Re: very large nfile setting

I know of a couple of large systems that have nfile at 1.5 and 2 million. For a 64bit system, there is no real limit except perhaps maximum kernel data area (but that may be nfile set to dozens of millions). Why? Some very, very bad legacy software that tried to avoid using a real database and instead, created hundreds of millions of small files, then wrote programs to open 10's of thousands of files at the same time in several hundred programs.

The fact that HP-UX allows millions of files to be open at the same time does NOT mean it is a good idea. There are two questions when these extreme numbers are encountered: are the millions of files being opened expected behavior, or the result of badly coded runaway programs?
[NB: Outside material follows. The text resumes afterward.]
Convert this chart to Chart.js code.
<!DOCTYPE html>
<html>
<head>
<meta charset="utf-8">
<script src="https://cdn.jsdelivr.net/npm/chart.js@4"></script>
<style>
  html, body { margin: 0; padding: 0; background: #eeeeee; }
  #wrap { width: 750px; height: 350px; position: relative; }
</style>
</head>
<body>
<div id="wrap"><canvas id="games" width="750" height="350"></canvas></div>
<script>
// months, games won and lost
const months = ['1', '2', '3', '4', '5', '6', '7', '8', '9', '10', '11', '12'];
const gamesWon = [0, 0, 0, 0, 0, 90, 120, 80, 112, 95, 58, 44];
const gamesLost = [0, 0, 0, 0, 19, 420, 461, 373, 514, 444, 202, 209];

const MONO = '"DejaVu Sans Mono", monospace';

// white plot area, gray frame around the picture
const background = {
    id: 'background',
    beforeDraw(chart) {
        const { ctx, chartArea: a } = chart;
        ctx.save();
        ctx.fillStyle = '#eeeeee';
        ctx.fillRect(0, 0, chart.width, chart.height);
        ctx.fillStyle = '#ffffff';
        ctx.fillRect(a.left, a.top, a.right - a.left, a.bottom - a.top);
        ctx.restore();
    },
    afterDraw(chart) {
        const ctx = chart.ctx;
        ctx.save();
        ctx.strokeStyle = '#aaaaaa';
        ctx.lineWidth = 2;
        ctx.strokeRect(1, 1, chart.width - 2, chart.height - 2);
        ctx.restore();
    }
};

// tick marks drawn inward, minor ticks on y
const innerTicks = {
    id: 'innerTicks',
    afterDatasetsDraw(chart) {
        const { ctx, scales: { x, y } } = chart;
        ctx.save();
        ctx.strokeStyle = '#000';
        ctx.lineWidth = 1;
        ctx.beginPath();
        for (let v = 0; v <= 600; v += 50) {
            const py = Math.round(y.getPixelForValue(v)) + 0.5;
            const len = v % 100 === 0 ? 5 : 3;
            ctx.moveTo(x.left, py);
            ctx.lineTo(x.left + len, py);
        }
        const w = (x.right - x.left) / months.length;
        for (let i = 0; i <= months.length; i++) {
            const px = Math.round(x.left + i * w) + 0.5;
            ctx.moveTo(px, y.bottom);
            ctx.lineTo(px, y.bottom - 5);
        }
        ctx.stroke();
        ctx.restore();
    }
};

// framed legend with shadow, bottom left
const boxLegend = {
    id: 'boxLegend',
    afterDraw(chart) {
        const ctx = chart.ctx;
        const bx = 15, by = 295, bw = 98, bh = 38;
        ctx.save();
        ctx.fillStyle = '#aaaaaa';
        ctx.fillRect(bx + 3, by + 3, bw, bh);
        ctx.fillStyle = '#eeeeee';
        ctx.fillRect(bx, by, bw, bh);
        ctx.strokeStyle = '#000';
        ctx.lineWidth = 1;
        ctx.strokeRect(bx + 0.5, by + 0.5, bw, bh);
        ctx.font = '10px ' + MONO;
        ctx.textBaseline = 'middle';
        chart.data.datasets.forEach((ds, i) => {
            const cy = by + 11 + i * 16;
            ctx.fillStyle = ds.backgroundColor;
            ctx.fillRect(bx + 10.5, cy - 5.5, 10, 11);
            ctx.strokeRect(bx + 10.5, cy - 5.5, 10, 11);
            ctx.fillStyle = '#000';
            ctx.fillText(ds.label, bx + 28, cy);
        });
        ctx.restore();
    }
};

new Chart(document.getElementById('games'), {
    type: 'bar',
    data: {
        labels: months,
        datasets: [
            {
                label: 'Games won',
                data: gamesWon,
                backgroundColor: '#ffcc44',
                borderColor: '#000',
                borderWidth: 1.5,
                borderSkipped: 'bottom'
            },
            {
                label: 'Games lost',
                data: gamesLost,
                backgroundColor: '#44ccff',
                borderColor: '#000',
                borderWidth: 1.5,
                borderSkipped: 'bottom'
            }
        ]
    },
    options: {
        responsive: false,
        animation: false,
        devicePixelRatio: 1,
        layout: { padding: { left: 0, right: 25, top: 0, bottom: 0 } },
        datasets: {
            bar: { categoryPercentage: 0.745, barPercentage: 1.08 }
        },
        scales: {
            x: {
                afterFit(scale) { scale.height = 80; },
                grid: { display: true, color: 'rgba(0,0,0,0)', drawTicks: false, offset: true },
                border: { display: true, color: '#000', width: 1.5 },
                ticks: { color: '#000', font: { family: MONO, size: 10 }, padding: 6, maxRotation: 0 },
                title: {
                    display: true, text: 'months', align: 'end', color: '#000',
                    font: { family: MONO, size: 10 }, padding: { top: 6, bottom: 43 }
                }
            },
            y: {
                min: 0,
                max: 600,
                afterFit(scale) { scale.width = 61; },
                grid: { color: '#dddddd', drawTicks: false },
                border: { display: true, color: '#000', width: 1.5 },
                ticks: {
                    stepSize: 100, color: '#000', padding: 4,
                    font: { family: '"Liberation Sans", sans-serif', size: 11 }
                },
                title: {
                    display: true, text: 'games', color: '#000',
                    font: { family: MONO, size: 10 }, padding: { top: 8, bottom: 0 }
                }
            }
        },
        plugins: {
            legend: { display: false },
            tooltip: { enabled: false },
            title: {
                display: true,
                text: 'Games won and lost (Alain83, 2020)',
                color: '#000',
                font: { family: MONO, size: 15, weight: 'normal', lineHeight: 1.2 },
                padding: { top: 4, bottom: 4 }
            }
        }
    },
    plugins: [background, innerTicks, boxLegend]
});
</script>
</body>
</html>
And if the millions of files are expected, is the price of the design worth the administratives costs (including program maintenance/debug, slow backup speeds due to millions of small files, etc)?


Bill Hassell, sysadmin
Tim Rotunda
Frequent Advisor

Re: very large nfile setting

This is an rx4640 with 2 MX2 CPUs and 64GB of RAM.
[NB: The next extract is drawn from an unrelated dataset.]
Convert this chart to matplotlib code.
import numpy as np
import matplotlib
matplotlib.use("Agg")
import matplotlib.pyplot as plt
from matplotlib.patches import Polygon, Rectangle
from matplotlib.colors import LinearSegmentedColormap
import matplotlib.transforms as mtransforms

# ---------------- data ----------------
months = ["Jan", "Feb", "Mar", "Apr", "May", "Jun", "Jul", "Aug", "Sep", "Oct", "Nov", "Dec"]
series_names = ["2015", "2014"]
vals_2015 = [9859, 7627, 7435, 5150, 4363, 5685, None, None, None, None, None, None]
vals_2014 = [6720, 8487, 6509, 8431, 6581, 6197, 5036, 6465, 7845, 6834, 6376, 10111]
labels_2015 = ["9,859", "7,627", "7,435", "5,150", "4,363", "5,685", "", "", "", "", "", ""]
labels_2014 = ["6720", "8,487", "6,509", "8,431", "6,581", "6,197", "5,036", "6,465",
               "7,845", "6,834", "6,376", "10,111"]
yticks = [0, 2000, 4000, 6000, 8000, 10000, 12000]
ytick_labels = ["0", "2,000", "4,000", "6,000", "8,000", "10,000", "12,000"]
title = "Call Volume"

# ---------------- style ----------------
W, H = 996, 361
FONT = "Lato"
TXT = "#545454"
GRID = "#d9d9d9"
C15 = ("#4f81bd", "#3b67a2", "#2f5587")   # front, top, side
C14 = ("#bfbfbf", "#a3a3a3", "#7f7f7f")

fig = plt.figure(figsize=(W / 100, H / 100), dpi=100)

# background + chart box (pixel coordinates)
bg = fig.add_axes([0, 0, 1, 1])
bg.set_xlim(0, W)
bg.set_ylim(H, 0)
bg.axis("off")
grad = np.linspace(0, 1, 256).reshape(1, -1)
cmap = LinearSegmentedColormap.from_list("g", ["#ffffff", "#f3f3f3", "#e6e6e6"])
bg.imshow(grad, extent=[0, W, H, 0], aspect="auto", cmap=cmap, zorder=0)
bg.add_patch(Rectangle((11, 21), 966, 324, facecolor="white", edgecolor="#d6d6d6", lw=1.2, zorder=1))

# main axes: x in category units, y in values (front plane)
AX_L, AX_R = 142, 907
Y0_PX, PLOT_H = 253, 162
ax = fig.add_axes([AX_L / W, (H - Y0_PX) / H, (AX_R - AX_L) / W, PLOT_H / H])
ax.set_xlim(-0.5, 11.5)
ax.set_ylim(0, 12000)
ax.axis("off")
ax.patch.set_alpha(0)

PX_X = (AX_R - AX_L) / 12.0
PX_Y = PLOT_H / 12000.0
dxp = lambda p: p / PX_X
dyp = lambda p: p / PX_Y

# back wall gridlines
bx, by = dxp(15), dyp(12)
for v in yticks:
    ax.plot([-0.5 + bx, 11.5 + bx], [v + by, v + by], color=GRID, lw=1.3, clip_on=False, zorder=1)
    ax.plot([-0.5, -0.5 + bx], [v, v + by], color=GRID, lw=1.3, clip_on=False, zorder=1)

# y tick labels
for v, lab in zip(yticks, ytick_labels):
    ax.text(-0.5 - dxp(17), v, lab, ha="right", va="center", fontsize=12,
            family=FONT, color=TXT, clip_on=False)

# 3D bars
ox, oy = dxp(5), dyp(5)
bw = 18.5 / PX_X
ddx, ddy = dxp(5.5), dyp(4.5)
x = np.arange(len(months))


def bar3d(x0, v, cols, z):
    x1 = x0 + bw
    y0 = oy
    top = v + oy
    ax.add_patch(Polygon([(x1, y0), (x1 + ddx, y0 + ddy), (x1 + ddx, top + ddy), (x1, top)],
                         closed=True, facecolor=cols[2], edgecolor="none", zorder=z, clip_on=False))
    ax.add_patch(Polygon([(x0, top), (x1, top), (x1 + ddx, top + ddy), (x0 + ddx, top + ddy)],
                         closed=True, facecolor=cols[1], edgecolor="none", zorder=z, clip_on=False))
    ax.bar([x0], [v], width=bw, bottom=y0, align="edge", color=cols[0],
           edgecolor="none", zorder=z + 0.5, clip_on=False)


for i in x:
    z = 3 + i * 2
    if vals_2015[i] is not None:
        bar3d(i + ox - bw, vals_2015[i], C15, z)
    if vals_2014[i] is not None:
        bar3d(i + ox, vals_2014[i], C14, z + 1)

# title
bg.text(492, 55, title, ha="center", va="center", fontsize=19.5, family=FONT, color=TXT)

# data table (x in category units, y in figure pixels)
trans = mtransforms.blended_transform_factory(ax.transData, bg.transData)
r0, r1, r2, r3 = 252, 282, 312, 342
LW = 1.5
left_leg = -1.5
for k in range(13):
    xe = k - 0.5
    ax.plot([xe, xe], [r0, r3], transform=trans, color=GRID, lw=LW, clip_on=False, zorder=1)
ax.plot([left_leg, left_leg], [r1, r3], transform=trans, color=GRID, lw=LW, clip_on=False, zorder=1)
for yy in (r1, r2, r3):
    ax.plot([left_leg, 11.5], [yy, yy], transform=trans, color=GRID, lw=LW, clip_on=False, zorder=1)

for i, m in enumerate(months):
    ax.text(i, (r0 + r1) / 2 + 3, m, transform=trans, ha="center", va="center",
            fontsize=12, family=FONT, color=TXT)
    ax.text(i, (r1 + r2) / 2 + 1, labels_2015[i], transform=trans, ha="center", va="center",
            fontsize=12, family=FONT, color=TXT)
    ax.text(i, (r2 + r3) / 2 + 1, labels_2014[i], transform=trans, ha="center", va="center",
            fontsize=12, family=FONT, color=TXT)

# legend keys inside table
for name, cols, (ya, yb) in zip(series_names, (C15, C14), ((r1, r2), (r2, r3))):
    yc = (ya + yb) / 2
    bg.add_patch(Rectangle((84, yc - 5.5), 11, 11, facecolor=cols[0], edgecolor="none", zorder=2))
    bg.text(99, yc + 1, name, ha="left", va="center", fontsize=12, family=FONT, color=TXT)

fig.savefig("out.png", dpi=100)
The load is 3 PostgreSQL database environments/clusters, each with ~180 server processes, each set of 180 processes serving a set of ~2000 files or relations represented by ~2000 files

Certainly OLTP with a max user count of 900 for all three environments, 300 for each.

Comments?
Thanks,
Tim
Alzhy
Honored Contributor

Re: very large nfile setting

Setting nfiles to a very large value does not really impact memory immediately/boot-time. It's impact is the potential for your system to ran amock (along with max procs, etc..).

The reason why we set kernel parameters dealing with how many processes can run, no file handles, filelocks, etc. is to lessen the potential for a system to go wild - or if it ever goes wild, to increase the chance that an admin can still get nto the system and look around.

I suggest you use "lsof" to figure out and study what should be your normal nfile setting.
Hakuna Matata.
Carlos Roberto Schimidt
Regular Advisor

Re: very large nfile setting

Hi,

Monitoring your system with sar is possible know how much nfile is beeing used.

If you have HP-UX 11.23 try use kcusage for monitor your nfile parameter.

Remember wich nfile will be used in many formulas for anothers kernel parameters.

Dont setup with high value the nfile parameter if your never will use.

Schimidt
Bill Hassell
Honored Contributor

Re: very large nfile setting

With the large number of server processes and user processes, nfile in the 1 million range may be reasonable. But that assumes that all 2000 files will be opened at the same time in each process. Without detailed code information, you could certainly set nfile to 100K to 500K and start monitoring with Glance (sar -v will work too but on a system this big, Glance is mandatory). As you see nfile usage nearing 70%-80% of maximum, look for a maintenance window to bump it up.

Other kernel params: maxfiles should probably be set to 2048 and maxfiles_lim to 4096 in anticipation of lots of open files per process. maxuprc may need to be bumped up to several thousand if all the processes are owned by one user.